People assume you must be fascinated with chaos. Violence. Shadows. 

But the truth? 

I write dark stories because I believe in light. 

Thrillers aren’t about crime.

 Suspense isn’t about fear.

 Fantasy isn’t about monsters. 

They’re about survival.

 They’re about courage.

 They’re about what humans become when tested. 

And we are all being tested. 

When I write a character walking into danger, I’m not glorifying the danger. I’m exploring what it means to walk anyway. When I create villains, I’m not celebrating evil — I’m examining the cost of it. 

Stories allow us to confront fear in a safe place. 

A thriller lets you ask:

What would I do?

 Would I run? Fight? Freeze?
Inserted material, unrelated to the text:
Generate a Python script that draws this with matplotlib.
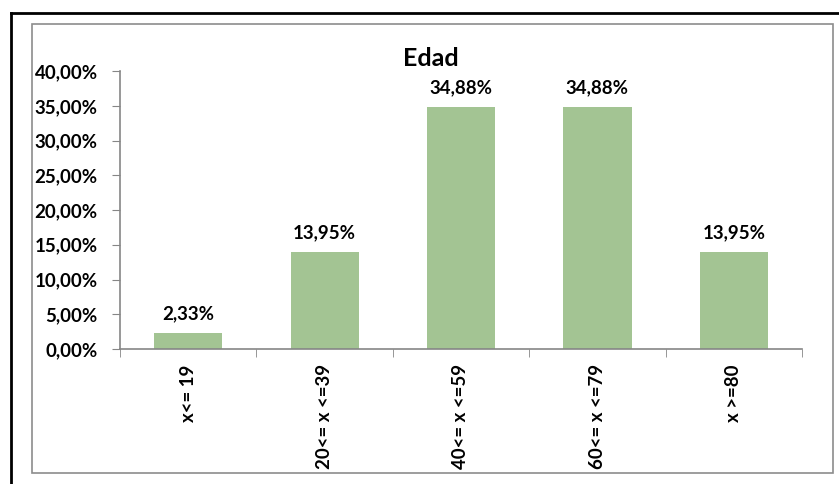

Protect someone else? 

A fantasy lets you imagine a world where magic exists — but so does sacrifice. 

A crime novel asks the hardest question of all:

 What happens when justice feels fragile? 

We read these stories because they mirror reality in symbolic form. The world can feel uncertain, unstable, unpredictable. Suspense fiction doesn’t deny that. 

It wrestles with it. 

And in wrestling with darkness, we discover something essential: 

Hope isn’t passive. It’s defiant. 

The hero in a thriller doesn’t wait for safety. They create it.

 The detective doesn’t assume justice. They pursue it.

 The fantasy warrior doesn’t wish for peace. They fight for it. 

That’s why I write. 

Because every story whispers the same truth: 

Even in the darkest chapters, the story isn’t over. 

If you’re a reader — thank you for stepping into those shadows with me. 

If you’re a writer — don’t shy away from intensity. The world doesn’t need softer stories. It needs braver ones.